§ **Task instructions**:
Take the lines of the data below from the very first through the line containing "plt.rcParams['font.family'] = ['Liberation" and output them exactly, pictures excluded.

§ **Material**:
——

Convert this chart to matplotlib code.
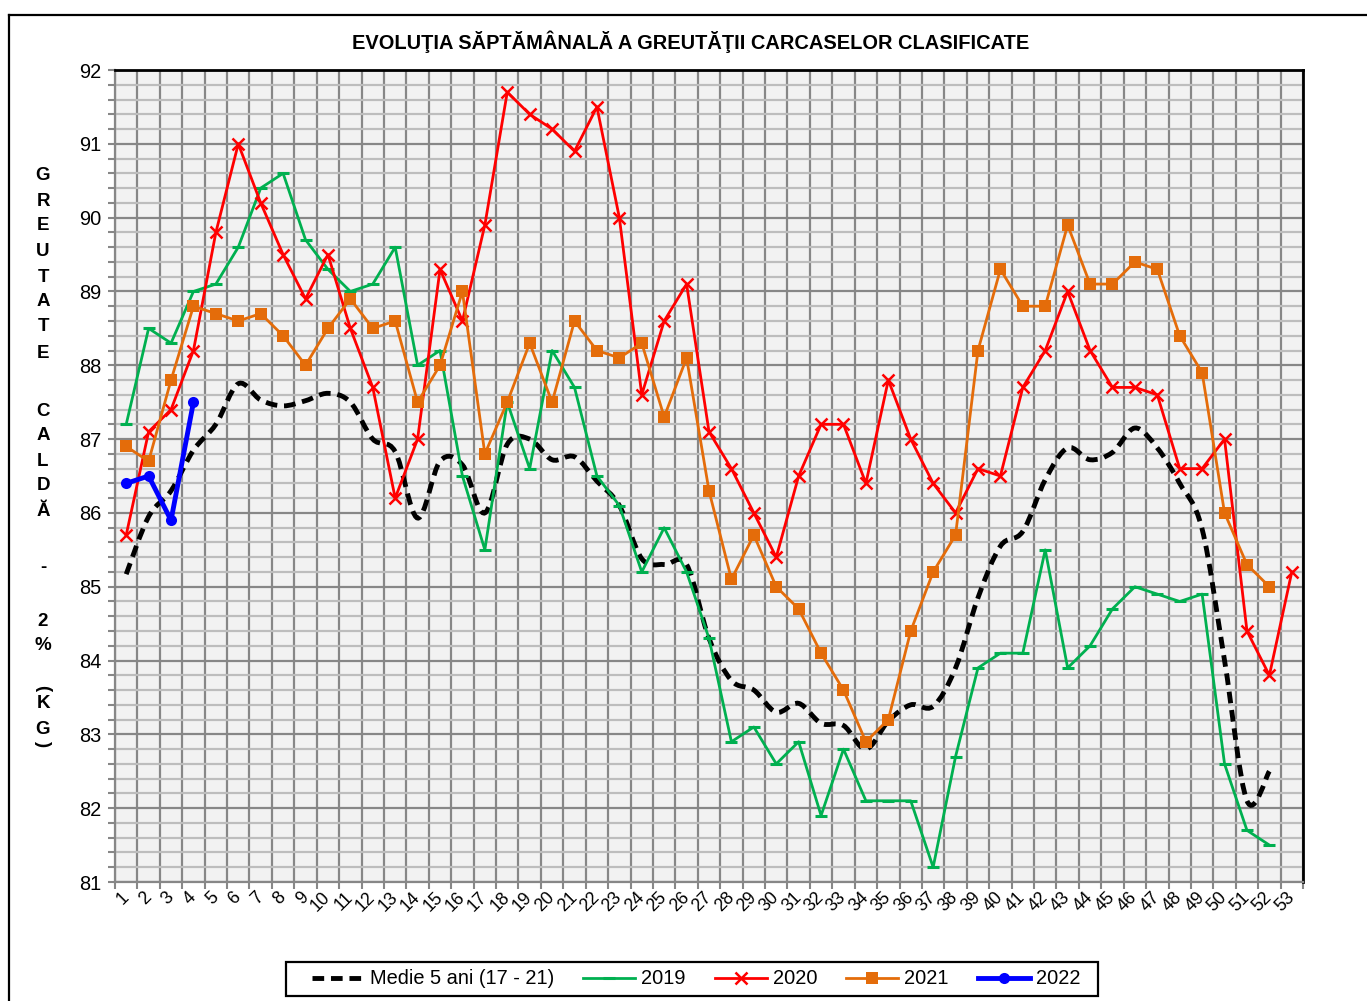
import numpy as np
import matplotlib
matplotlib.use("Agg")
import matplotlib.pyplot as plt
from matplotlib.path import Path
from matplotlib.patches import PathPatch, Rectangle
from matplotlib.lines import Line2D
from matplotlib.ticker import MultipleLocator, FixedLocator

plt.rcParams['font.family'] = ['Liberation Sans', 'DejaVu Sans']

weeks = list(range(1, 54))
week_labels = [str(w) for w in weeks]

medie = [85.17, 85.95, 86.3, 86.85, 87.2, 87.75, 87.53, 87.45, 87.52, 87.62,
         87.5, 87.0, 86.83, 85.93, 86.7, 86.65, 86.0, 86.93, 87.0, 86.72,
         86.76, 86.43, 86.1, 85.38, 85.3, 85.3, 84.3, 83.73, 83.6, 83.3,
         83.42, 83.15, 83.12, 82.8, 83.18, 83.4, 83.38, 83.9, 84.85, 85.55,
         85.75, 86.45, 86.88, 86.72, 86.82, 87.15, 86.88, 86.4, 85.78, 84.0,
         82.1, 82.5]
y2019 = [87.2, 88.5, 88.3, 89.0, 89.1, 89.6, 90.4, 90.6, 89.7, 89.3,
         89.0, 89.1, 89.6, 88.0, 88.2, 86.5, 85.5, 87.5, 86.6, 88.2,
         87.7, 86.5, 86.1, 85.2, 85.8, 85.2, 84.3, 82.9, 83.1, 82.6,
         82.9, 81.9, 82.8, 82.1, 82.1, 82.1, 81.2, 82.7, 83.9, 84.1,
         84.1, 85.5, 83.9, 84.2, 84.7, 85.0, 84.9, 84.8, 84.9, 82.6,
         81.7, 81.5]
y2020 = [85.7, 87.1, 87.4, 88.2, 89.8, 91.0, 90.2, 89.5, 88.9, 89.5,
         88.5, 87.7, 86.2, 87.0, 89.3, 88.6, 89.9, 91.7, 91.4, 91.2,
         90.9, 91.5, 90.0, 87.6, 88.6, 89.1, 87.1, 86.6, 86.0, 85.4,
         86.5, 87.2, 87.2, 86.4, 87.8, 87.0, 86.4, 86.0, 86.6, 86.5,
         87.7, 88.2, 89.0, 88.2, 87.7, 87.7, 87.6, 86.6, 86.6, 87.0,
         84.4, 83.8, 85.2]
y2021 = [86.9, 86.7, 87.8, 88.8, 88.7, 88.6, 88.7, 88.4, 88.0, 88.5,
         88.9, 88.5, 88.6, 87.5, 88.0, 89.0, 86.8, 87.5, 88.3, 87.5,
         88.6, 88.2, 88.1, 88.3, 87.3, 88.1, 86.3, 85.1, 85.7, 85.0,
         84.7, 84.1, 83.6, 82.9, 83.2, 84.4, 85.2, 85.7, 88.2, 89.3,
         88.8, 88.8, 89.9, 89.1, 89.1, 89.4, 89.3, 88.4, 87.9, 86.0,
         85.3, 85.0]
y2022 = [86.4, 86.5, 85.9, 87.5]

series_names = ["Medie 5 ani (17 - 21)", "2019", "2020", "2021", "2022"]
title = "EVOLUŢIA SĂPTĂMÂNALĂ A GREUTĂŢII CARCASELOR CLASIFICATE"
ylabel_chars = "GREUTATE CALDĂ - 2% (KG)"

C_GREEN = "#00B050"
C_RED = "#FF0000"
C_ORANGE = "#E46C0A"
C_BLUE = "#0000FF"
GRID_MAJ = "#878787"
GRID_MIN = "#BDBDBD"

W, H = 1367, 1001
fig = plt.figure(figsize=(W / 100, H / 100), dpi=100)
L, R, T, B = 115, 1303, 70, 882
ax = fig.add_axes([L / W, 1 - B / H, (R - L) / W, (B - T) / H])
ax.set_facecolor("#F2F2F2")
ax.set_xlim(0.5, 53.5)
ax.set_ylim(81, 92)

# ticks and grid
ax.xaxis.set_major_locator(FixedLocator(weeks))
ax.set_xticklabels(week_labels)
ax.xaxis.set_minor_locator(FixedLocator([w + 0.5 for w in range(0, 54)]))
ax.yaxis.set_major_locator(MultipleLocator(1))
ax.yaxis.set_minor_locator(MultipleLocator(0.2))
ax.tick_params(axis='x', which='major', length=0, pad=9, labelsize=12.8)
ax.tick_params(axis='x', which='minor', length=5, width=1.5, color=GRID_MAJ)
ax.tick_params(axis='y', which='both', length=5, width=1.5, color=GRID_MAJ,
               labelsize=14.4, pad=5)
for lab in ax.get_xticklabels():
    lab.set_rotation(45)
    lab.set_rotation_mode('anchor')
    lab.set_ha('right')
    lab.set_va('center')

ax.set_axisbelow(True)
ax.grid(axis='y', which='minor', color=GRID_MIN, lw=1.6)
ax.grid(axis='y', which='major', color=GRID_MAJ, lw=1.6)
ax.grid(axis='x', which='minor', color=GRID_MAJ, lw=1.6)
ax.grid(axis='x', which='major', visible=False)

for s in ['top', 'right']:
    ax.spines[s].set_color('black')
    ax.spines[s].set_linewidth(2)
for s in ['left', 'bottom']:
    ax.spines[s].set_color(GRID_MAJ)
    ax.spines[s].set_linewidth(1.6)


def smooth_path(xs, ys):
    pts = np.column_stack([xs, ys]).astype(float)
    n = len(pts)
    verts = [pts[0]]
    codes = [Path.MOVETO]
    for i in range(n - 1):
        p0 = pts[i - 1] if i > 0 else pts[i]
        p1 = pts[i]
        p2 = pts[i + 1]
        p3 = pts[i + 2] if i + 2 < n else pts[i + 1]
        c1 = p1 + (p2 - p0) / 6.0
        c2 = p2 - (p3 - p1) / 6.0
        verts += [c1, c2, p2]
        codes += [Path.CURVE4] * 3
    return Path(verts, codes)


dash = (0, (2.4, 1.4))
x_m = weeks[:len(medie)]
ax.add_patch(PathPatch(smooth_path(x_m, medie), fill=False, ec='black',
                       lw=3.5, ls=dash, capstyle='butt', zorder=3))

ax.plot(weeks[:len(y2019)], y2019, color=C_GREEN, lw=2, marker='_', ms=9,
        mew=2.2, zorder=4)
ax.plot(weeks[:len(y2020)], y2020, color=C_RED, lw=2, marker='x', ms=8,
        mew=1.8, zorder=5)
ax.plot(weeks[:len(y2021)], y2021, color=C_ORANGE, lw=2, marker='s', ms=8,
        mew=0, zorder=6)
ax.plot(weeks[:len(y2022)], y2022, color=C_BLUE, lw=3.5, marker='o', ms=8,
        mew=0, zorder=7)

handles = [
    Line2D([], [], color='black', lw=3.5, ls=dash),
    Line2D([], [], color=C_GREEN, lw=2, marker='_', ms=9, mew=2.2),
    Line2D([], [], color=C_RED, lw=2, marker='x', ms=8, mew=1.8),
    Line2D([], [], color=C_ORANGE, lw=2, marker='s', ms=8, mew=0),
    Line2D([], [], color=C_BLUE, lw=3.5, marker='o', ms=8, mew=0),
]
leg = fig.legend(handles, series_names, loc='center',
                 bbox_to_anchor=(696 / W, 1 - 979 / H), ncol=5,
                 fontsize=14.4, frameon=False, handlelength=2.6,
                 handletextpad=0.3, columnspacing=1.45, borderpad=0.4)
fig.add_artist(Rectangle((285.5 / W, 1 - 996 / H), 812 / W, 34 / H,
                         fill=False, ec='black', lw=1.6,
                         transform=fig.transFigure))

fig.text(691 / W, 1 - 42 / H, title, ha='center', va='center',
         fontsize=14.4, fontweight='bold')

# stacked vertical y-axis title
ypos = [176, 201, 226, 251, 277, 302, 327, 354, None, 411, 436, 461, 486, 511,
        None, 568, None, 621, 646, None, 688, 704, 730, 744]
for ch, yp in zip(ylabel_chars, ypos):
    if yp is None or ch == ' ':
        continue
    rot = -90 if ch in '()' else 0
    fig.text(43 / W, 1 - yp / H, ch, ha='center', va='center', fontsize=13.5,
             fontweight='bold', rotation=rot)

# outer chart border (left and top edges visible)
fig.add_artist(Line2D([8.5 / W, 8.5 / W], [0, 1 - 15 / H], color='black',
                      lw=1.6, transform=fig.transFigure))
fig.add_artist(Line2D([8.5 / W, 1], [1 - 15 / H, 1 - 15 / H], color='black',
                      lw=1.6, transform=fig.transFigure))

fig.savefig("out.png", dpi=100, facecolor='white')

——

§ **Task response**:
Convert this chart to matplotlib code.
import numpy as np
import matplotlib
matplotlib.use("Agg")
import matplotlib.pyplot as plt
from matplotlib.path import Path
from matplotlib.patches import PathPatch, Rectangle
from matplotlib.lines import Line2D
from matplotlib.ticker import MultipleLocator, FixedLocator

plt.rcParams['font.family'] = ['Liberation Sans', 'DejaVu Sans']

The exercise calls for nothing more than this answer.